Pros and Cons of the Habit
The upside: curriculum junkies are incredibly well-informed. They become valuable resources for other homeschoolers seeking recommendations. Their thorough research can lead to excellent curriculum choices—eventually. The downside is significant: the habit is expensive, time-consuming, and creates physical clutter. Hours spent researching are hours not spent teaching. The constant evaluation of alternatives can prevent contentment with perfectly adequate current choices. Some curriculum junkies admit to spending more time shopping for materials than actually using them with their children.
Managing the Tendency
Reformed curriculum junkies offer practical wisdom. Set a strict curriculum budget and stick to it.

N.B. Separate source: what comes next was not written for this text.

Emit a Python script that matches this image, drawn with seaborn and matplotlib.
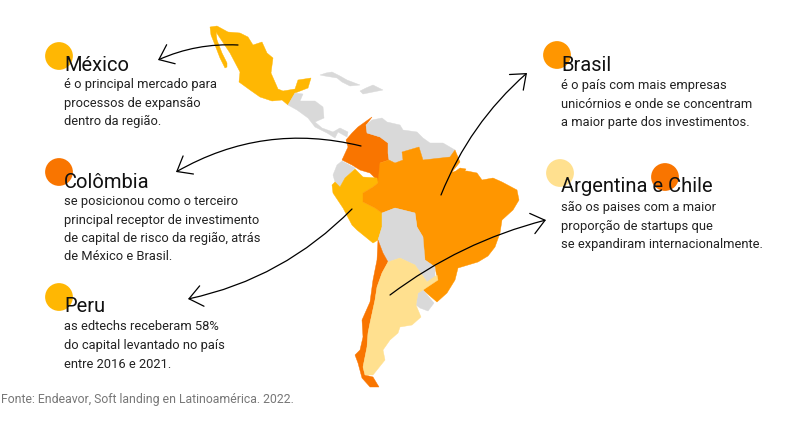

Resist the urge to "collect" programs for future grades—that chemistry curriculum can wait until 10th grade actually arrives. Before purchasing, ask: "Do I actually need this, or do I just want to own it?" When you find something that works, fight the urge to keep looking for something better. Consider channeling the research energy into actually using what you own. Some families implement a one-in-one-out rule: new curriculum only enters if something leaves. The goal isn't eliminating the love of educational materials—it's ensuring that love produces actual education.
The Bottom Line
The curriculum junkie phenomenon exists because homeschooling offers unprecedented choice and because many homeschool parents are themselves lifelong learners who genuinely love educational materials. There's no shame in enjoying curriculum research—it becomes problematic only when it crowds out actual teaching or strains the family budget. If you recognize yourself in this description, embrace the humor, set some boundaries, and remember that the curriculum you actually use will always outperform the pristine program sitting unread on your shelf.